Az önce Yaprak dökümü dizisinin bir videosuna denk geldim ve dağıldım. meğer özlediğim ne çok şey varmış...
Özlediğim o kadar çok şey var ki dile getiremediğim. Dilediğim gibi konuşabildiğim, kızgınlıklarımı haykırabildiğim hırçın zamanlarımı özledim.
5 küçük kadın hayatımızı kurmaya çalışırken birbirimize sımsıkı kenetlenmiştik. Hepimiz birbirimiz için yaşardık, birbirimizi çoğaltmaya çalışarak. O zamanları özledim. * yıl 2002, yeni evimize olmayan eşyalarımızı yerleştirip temizlerken radyoda çalıp duran hande yener - küs şarkısıyla güle oynaya, huzurla birarada oluşumuzu özledim. *
büyük ablamı özledim. Bursa' da otururken her cumartesi sabahı saat 8'de eniştem işe giderken bize bırakırdı. Bazen Kapımı kilitlerdim uyandırmasın diye. Kaldırana kadar türlü eziyetler ederdi çünkü. yorganı, yastığı çektiği yetmez çarşafı da çekerdi altımdan. O zaman kalkmak zorunda kalırdım. Keşke böyle şeyler yaşanmamış olsaydı aramızda, keşke ta gaziantep' e taşınmamış olsaydı da yine gelip uyandırsaydı sabahın köründe.
küçük ablamı özledim. beni bırakıp eskişehir' e okumaya gittiğinde ondan nefret etmiştim. o yanımdayken hep daha güçlü olduğumu sanırdım çünkü. ama hep kızardım ben ona. o beni sevdikçe ben onu yaralardım neden bilmem. onunla kavga etmeyi özledim. şimdi de veledini özlüyorum o ayrı.

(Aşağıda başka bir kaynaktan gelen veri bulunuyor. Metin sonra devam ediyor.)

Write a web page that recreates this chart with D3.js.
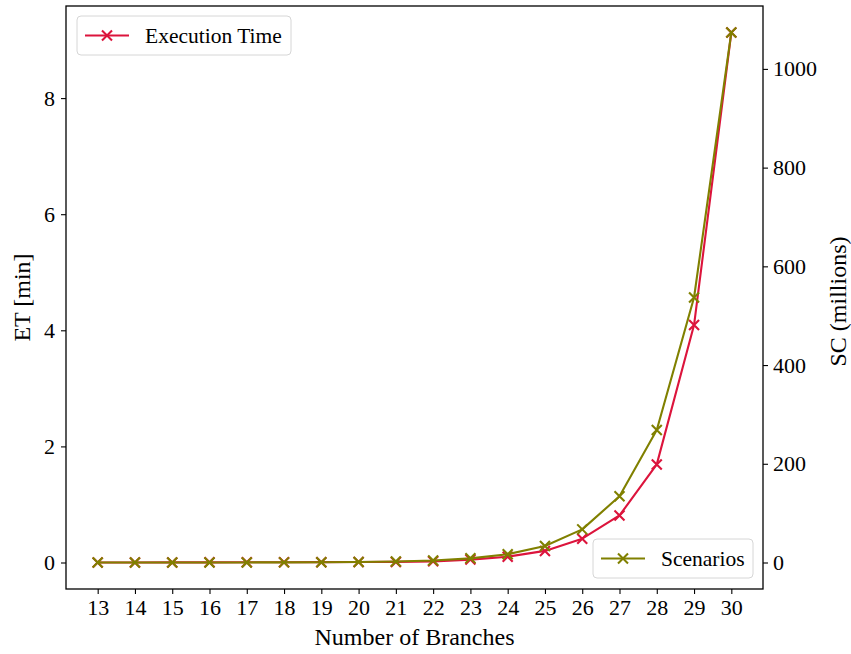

babamla ilgili bir tek şey hatırlıyorum. mutlu geçtiğini zannettiğim pazar kahvaltılarını. küçücük elimden tutup her pazar saat 9'da bahar süthanesi' ne giderdik. çeşit çeşit peynir alırdık. ben çok sevdiğim için petek bal alırdı bana. ben de beni çok seviyor zannederdim öyle zamanlarda. ben onun bir tanecik kızıydım. babamı değil de o masum inancı özledim.
bu kadar derin yaraların açılmadığı zamanlarımı özledim işte. herkes gibi ben de eskiyi özlemişim. belki 5 yıl sonra bugünü özleyeceğim kimbilir...
amma da yazmışım. nasıl olsa okunmayacak ama yazmayı da özlemişim, içimi döktüm iyi geldi.